THERE WAS NO SHEET MUSIC!  Illuvatar wasn’t forcing anything.  The Ainulindale was improv.  Illuvatar just gave them the theme, the idea, the feeling, the starting point.  The Ainur were drawing inspiration from the thought of Illuvatar, sure, and so long as they were in harmony the music played precisely as Illuvatar intended because Illuvatar had created them and knew how they worked together.  But the music of the Ainur before Melkor’s dissonance was quintessentially creative, as well as corroborative.  It was spontaneous, perfect harmony of free individuals perfectly in tune with each other, whose improvisations were constantly building upon each other.

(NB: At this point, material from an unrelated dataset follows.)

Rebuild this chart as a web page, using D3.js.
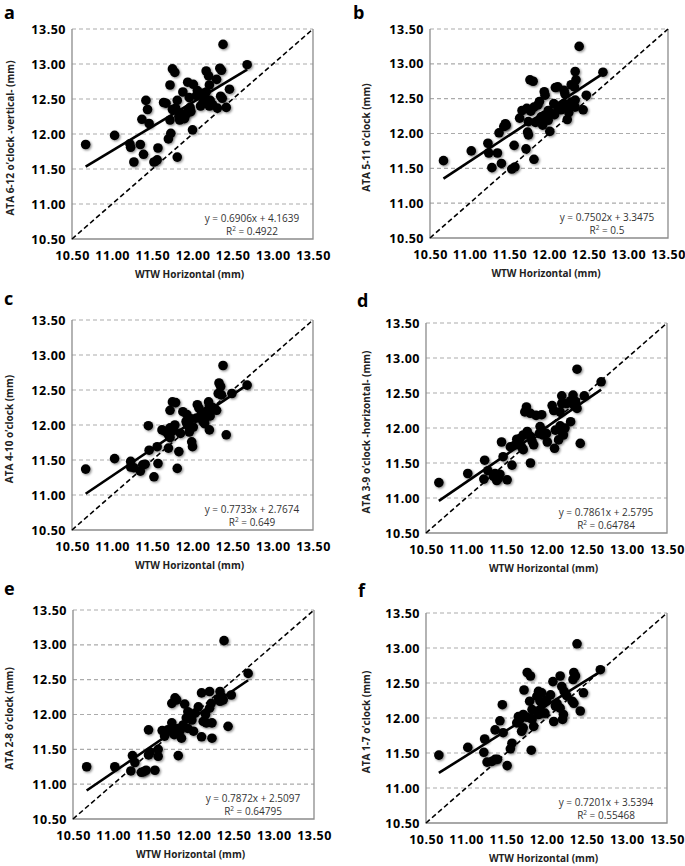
<!DOCTYPE html>
<html><head><meta charset="utf-8">
<script src="https://cdn.jsdelivr.net/npm/d3@7"></script>
<style>body{margin:0;background:#fff}svg{display:block}</style>
</head><body>
<script>
// ---- data ----
const xTicks = [10.5, 11.0, 11.5, 12.0, 12.5, 13.0, 13.5];
const yTicks = [10.5, 11.0, 11.5, 12.0, 12.5, 13.0, 13.5];
const panelLetters = ["a","b","c","d","e","f"];
const yTitles = [
  "ATA 6-12 o\u2019clock -vertical-  (mm)",
  "ATA 5-11 o\u2019clock (mm)",
  "ATA 4-10 o\u2019clock  (mm)",
  "ATA 3-9 o\u2019clock -horizontal-  (mm)",
  "ATA 2-8 o\u2019clock  (mm)",
  "ATA 1-7 o\u2019clock (mm)"
];
const xTitle = "WTW Horizontal (mm)";
const slopes = [0.6906, 0.7502, 0.7733, 0.7861, 0.7872, 0.7201];
const intercepts = [4.1639, 3.3475, 2.7674, 2.5795, 2.5097, 3.5394];
const eqLabels = ["y = 0.6906x + 4.1639","y = 0.7502x + 3.3475","y = 0.7733x + 2.7674","y = 0.7861x + 2.5795","y = 0.7872x + 2.5097","y = 0.7201x + 3.5394"];
const r2Labels = ["0.4922","0.5","0.649","0.64784","0.64795","0.55468"];

const pointsA = [[10.67,11.85],[11.03,11.98],[11.22,11.86],[11.23,11.81],[11.35,11.85],[11.27,11.60],[11.39,11.71],[11.42,12.48],[11.44,12.35],[11.37,12.21],[11.46,12.15],[11.52,11.60],[11.56,11.63],[11.57,11.80],[11.64,12.45],[11.67,12.44],[11.72,12.70],[11.75,12.93],[11.78,12.88],[11.73,12.01],[11.70,11.93],[11.81,11.67],[11.72,12.20],[11.75,12.35],[11.79,12.37],[11.81,12.48],[11.84,12.20],[11.88,12.60],[11.90,12.22],[11.92,12.28],[11.94,12.74],[11.96,12.52],[11.97,12.38],[11.98,12.32],[12.01,12.71],[12.00,12.06],[12.06,12.62],[12.10,12.40],[12.11,12.58],[12.15,12.53],[12.17,12.90],[12.20,12.83],[12.21,12.70],[12.21,12.40],[12.22,12.48],[12.30,12.78],[12.31,12.37],[12.34,12.94],[12.36,12.91],[12.35,12.54],[12.37,12.51],[12.38,13.28],[12.42,12.38],[12.46,12.64],[12.68,12.99],[11.85,12.30],[11.95,12.35],[12.05,12.55],[12.13,12.45],[12.17,12.60],[12.25,12.42],[11.83,12.25]];
const pointsB = [[10.67,11.61],[11.02,11.75],[11.23,11.86],[11.24,11.72],[11.35,11.72],[11.28,11.51],[11.40,11.57],[11.37,12.01],[11.43,12.10],[11.45,12.14],[11.46,12.12],[11.56,11.83],[11.53,11.49],[11.57,11.52],[11.63,12.22],[11.66,12.33],[11.72,12.36],[11.71,11.78],[11.76,12.77],[11.80,12.75],[11.73,12.02],[11.74,11.98],[11.74,12.17],[11.81,11.63],[11.81,12.38],[11.77,12.32],[11.83,12.16],[11.88,12.46],[11.94,12.60],[11.95,12.55],[11.92,12.12],[11.94,12.26],[11.99,12.33],[11.99,12.19],[12.01,12.03],[12.03,12.29],[12.08,12.66],[12.11,12.67],[12.11,12.38],[12.06,12.43],[12.15,12.34],[12.19,12.62],[12.20,12.57],[12.23,12.20],[12.19,12.43],[12.23,12.37],[12.21,12.41],[12.25,12.30],[12.28,12.45],[12.28,12.70],[12.33,12.89],[12.34,12.77],[12.32,12.67],[12.33,12.48],[12.33,12.38],[12.38,13.25],[12.43,12.34],[12.47,12.55],[12.68,12.88],[11.90,12.24],[12.07,12.27],[11.86,12.41]];
const pointsC = [[10.67,11.37],[11.03,11.52],[11.23,11.48],[11.23,11.40],[11.27,11.39],[11.35,11.34],[11.38,11.43],[11.41,11.44],[11.45,11.99],[11.46,11.64],[11.52,11.26],[11.57,11.45],[11.56,11.69],[11.62,11.93],[11.66,11.91],[11.70,11.67],[11.72,12.21],[11.75,12.33],[11.79,12.32],[11.72,11.96],[11.70,11.86],[11.72,11.82],[11.81,11.38],[11.83,11.62],[11.76,11.93],[11.78,12.00],[11.88,12.19],[11.93,12.15],[11.92,12.05],[11.95,11.98],[11.96,11.90],[11.99,11.76],[12.00,11.69],[12.01,11.97],[11.93,12.02],[12.06,12.29],[12.08,12.24],[12.11,12.16],[12.13,12.05],[12.16,12.10],[12.18,12.20],[12.20,12.33],[12.21,12.28],[12.21,11.93],[12.22,12.13],[12.15,12.02],[12.30,12.21],[12.33,12.60],[12.35,12.55],[12.32,12.45],[12.36,12.43],[12.38,12.85],[12.42,11.86],[12.49,12.45],[12.68,12.57],[12.25,12.25],[12.05,12.10],[11.85,11.88],[11.98,12.09]];
const pointsD = [[10.66,11.22],[11.02,11.35],[11.23,11.54],[11.22,11.27],[11.27,11.39],[11.34,11.31],[11.36,11.35],[11.38,11.25],[11.40,11.28],[11.42,11.34],[11.44,11.80],[11.46,11.59],[11.55,11.73],[11.57,11.47],[11.51,11.26],[11.61,11.76],[11.63,11.84],[11.67,11.85],[11.69,11.73],[11.71,11.69],[11.71,11.90],[11.73,12.23],[11.75,12.30],[11.76,11.95],[11.80,12.21],[11.80,11.88],[11.82,11.81],[11.80,11.50],[11.84,11.76],[11.87,12.18],[11.91,11.92],[11.92,12.02],[11.94,11.97],[11.94,12.19],[11.96,11.90],[12.00,11.92],[12.01,11.80],[12.07,12.32],[12.09,12.25],[12.10,11.71],[12.11,11.97],[12.15,11.83],[12.17,12.03],[12.17,12.23],[12.19,12.46],[12.19,12.35],[12.19,11.95],[12.21,11.90],[12.23,12.00],[12.30,12.39],[12.30,12.09],[12.33,12.47],[12.34,12.33],[12.38,12.28],[12.38,12.84],[12.42,11.78],[12.47,12.46],[12.68,12.66],[12.25,12.35],[12.36,12.38]];
const pointsE = [[10.67,11.25],[11.02,11.25],[11.22,11.19],[11.24,11.41],[11.27,11.31],[11.35,11.17],[11.38,11.18],[11.41,11.20],[11.44,11.42],[11.46,11.46],[11.44,11.78],[11.52,11.20],[11.56,11.50],[11.56,11.40],[11.61,11.77],[11.64,11.69],[11.66,11.76],[11.68,11.78],[11.73,11.88],[11.73,11.76],[11.76,11.71],[11.73,12.16],[11.77,12.24],[11.79,12.21],[11.81,11.80],[11.83,11.76],[11.85,11.66],[11.81,11.41],[11.89,12.15],[11.93,12.04],[11.95,11.99],[11.91,11.95],[11.98,11.92],[11.93,11.80],[12.00,11.76],[12.06,12.11],[12.10,12.31],[12.10,11.68],[12.12,11.90],[12.16,11.88],[12.20,12.33],[12.22,12.16],[12.20,12.09],[12.23,11.88],[12.23,11.66],[12.31,12.23],[12.33,12.33],[12.35,12.26],[12.37,12.21],[12.33,12.19],[12.38,13.06],[12.43,11.83],[12.47,12.28],[12.68,12.59],[12.02,12.02],[12.15,12.00],[11.87,11.85]];
const pointsF = [[10.66,11.47],[11.02,11.58],[11.23,11.70],[11.22,11.51],[11.26,11.37],[11.32,11.38],[11.36,11.41],[11.39,11.41],[11.36,11.83],[11.42,11.96],[11.45,12.19],[11.46,11.79],[11.51,11.32],[11.55,11.56],[11.57,11.64],[11.63,11.93],[11.65,12.02],[11.67,11.98],[11.69,11.81],[11.71,11.86],[11.71,12.05],[11.76,12.01],[11.72,12.40],[11.76,12.65],[11.80,12.60],[11.79,12.24],[11.82,12.12],[11.82,11.98],[11.84,11.88],[11.81,11.54],[11.88,12.31],[11.90,12.38],[11.94,12.36],[11.92,12.24],[11.96,12.21],[11.92,12.12],[11.94,12.07],[11.98,12.07],[11.90,12.05],[12.00,12.26],[12.05,12.33],[12.08,12.52],[12.09,11.95],[12.11,12.17],[12.13,12.21],[12.17,12.14],[12.17,12.60],[12.19,12.45],[12.22,12.38],[12.25,12.32],[12.21,12.05],[12.20,11.98],[12.32,12.24],[12.34,12.21],[12.33,12.55],[12.34,12.65],[12.36,12.60],[12.38,13.06],[12.42,12.10],[12.46,12.36],[12.67,12.69]];
const allPoints = [pointsA, pointsB, pointsC, pointsD, pointsE, pointsF];

// ---- layout (pixel boxes of each plot area) ----
const layout = [
  {l:72,  t:29,  r:313, b:239, lx:4,   ly:19,  tx:10},
  {l:430, t:29,  r:668, b:238, lx:353, ly:19,  tx:366},
  {l:72,  t:320, r:313, b:530, lx:4,   ly:305, tx:9},
  {l:426, t:323, r:667, b:533, lx:357, ly:307, tx:366},
  {l:73,  t:610, r:314, b:819, lx:4,   ly:595, tx:9},
  {l:426, t:613, r:667, b:823, lx:358, ly:597, tx:366}
];

const W = 685, H = 866;
const svg = d3.select("body").append("svg").attr("width", W).attr("height", H)
  .style("font-family", "'Open Sans', 'Liberation Sans', sans-serif");

const defs = svg.append("defs");
const f = defs.append("filter").attr("id","sh").attr("x","-50%").attr("y","-50%").attr("width","200%").attr("height","200%");
f.append("feDropShadow").attr("dx",1.2).attr("dy",1.2).attr("stdDeviation",1.1)
  .attr("flood-color","#000").attr("flood-opacity",0.45);

const fmt = d3.format(".2f");

allPoints.forEach((pts, i) => {
  const L = layout[i];
  const x = d3.scaleLinear().domain([10.5, 13.5]).range([L.l, L.r]);
  const y = d3.scaleLinear().domain([10.5, 13.5]).range([L.b, L.t]);
  const g = svg.append("g");

  // gridlines (dashed)
  g.selectAll("line.grid").data(yTicks.filter(v => v > 10.5)).join("line")
    .attr("x1", L.l).attr("x2", L.r)
    .attr("y1", d => y(d)).attr("y2", d => y(d))
    .attr("stroke", "#ababab").attr("stroke-width", 1.2).attr("stroke-dasharray", "4,3");

  // frame: left, right, bottom solid
  g.append("path")
    .attr("d", `M${L.l},${L.t}V${L.b}H${L.r}V${L.t}`)
    .attr("fill","none").attr("stroke","#8c8c8c").attr("stroke-width",1.3);

  // axes labels via d3 axes
  const xAxis = d3.axisBottom(x).tickValues(xTicks).tickFormat(fmt).tickSize(0).tickPadding(12);
  const yAxis = d3.axisLeft(y).tickValues(yTicks).tickFormat(fmt).tickSize(0).tickPadding(6);
  const gx = g.append("g").attr("transform", `translate(0,${L.b})`).call(xAxis);
  const gy = g.append("g").attr("transform", `translate(${L.l},0)`).call(yAxis);
  [gx, gy].forEach(a => {
    a.select(".domain").remove();
    a.selectAll("text").attr("fill","#000").style("font-size","12.5px").style("font-weight","700")
      .style("letter-spacing","0.5px")
      .style("font-family","'Open Sans', sans-serif");
  });

  // identity line (dashed)
  g.append("line")
    .attr("x1", x(10.5)).attr("y1", y(10.5)).attr("x2", x(13.5)).attr("y2", y(13.5))
    .attr("stroke","#000").attr("stroke-width",1.6).attr("stroke-dasharray","5,3");

  // points
  g.selectAll("circle").data(pts).join("circle")
    .attr("cx", d => x(d[0])).attr("cy", d => y(d[1])).attr("r", 4.8)
    .attr("fill", "#000").attr("filter","url(#sh)");

  // regression line
  const xs = d3.extent(pts, d => d[0]);
  g.append("line")
    .attr("x1", x(xs[0])).attr("y1", y(slopes[i]*xs[0] + intercepts[i]))
    .attr("x2", x(xs[1])).attr("y2", y(slopes[i]*xs[1] + intercepts[i]))
    .attr("stroke","#000").attr("stroke-width",2.6);

  // equation
  const ec = L.r - 61;
  g.append("text").attr("x", ec).attr("y", L.b - 17).attr("text-anchor","middle")
    .style("font-size","10px").attr("fill","#333").text(eqLabels[i]);
  const r2 = g.append("text").attr("x", ec).attr("y", L.b - 4).attr("text-anchor","middle")
    .style("font-size","10px").attr("fill","#333");
  r2.append("tspan").text("R");
  r2.append("tspan").attr("dy", -4).style("font-size","6.5px").text("2");
  r2.append("tspan").attr("dy", 4).text(" = " + r2Labels[i]);

  // axis titles
  g.append("text").attr("x", (L.l + L.r)/2 - 3).attr("y", L.b + 39).attr("text-anchor","middle")
    .style("font-size","10px").style("font-weight","700").attr("fill","#222").text(xTitle);
  g.append("text").attr("transform", `translate(${L.tx + 4},${(L.t + L.b)/2 + 4}) rotate(-90)`)
    .attr("text-anchor","middle")
    .style("font-size","10px").style("font-weight","700").attr("fill","#222").text(yTitles[i]);

  // panel letter
  g.append("text").attr("x", L.lx).attr("y", L.ly)
    .style("font-size","18px").style("font-weight","700").attr("fill","#000").text(panelLetters[i]);
});
</script>
</body></html>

Melkor’s rebellion was not about asserting his freedom of expression, because his expression was already free.  Instead it was explicitly about making his own voice louder and more important than anyone else’s, and subjugating the creativity of others to instead convince or force them to follow him exactly in repetitive unison.  And so, when Melkor’s goal became drown everyone else out, instead of make beautiful music together, his music became less creative, less innovative, and less his.

So it kind of annoys me when people talk about Melkor like he’s all for freedom of expression when he’s pretty much the opposite of that.

I love how the three kinds of notes to this post are:

  1. Yes! Someone needed to say this!
  2. no ur stupid and authoritarian and rebels are always right (I mean I very much don’t love those takes - though for some reason those reblogs are nearly all gone from the notes, even though I saw plenty of them last year - anyone know why?)
  3. Yes! People who aren’t part of a band/choir/orchestra cannot know how annoying it is when the jerk next to you decides to ignore the fact that he’s not singing a solo!

For that matter - from this post and from one or two others I’ve seen concerning orchestras and choirs, I’m beginning to gather it’s a marvel we don’t hear about murders happening during practice sessions, which is certainly something I would not have expected to learn.

See this. I really want to know what is going on in orchestras…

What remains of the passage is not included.